March 20, 2012
So I’m reading Turing’s Cathedral, and hve greatly enjoyed the first couple of chapters. The Guardian’s review prompted me to get a copy. There is a mixture of history and technical theory in theis book, as Spufford pointed out in his review. Dyson is drawing out the connections between the bomb project and early computing development too, which is fascinating. I’m sure I’ll be struck by parallels with the development of financial pricing models as I read. In chapter one Dyson decribes how MANIAC’s memory was built out of 40 cathode ray tubes, each of which could store 1024 bits, giving 40K bits of addressable storage.
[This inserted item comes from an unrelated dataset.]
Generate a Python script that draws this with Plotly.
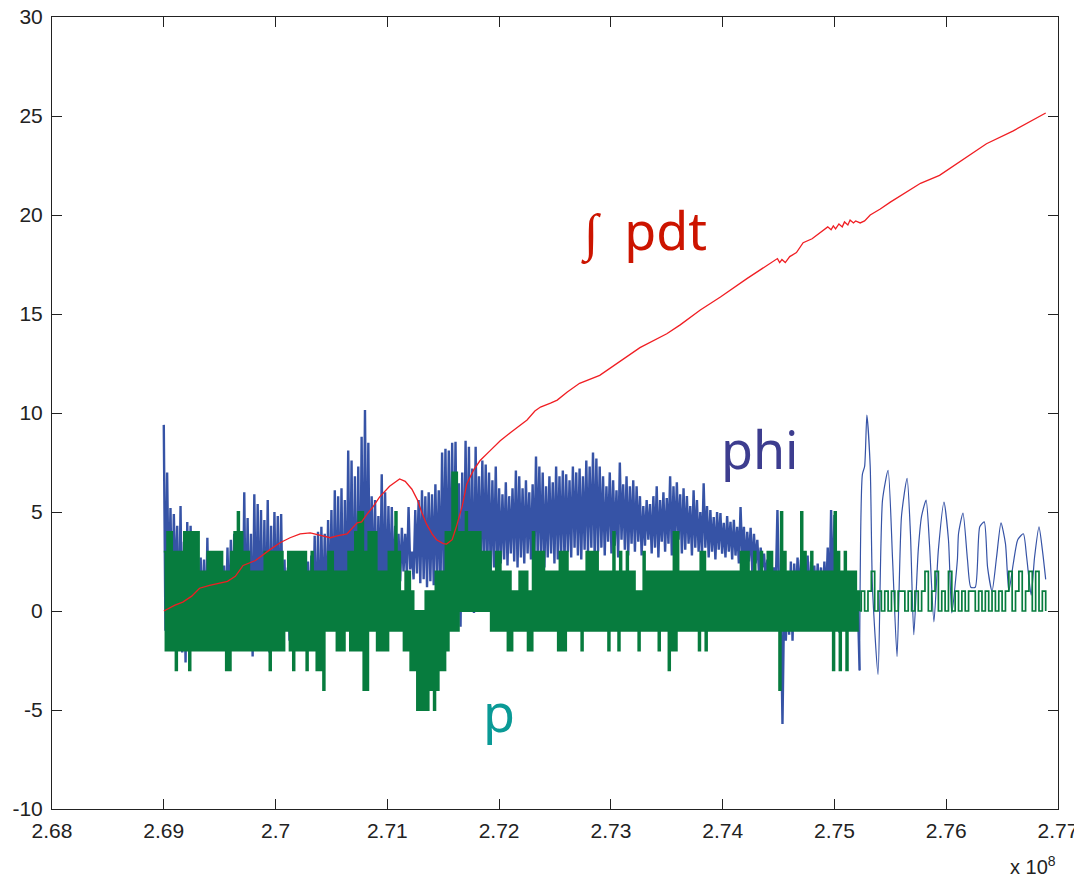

He then comments: “Since a 10 bit order code, combined with 10 bits specifying a memory address, returned a string of 40 bits, the result was a chain reaction analogous to the two-for-one fission of neutrons within the core of an atomic bomb. All hell broke loose as a result. Random-access memory gave the world of machines access to the powers of numbers – and gave the world of numbers access to the powers of machines.”
Fundamentally, Dyson is describing a mechanism for indirection. As I read his desription I was struck by the parallel with Godel numbering, and how it allows mathematical statements to be turned into numbers, which can then be quantified over by further statements. That opens up the possibility of a self referential statement, which enables Godel to prove the incompleteness theorem.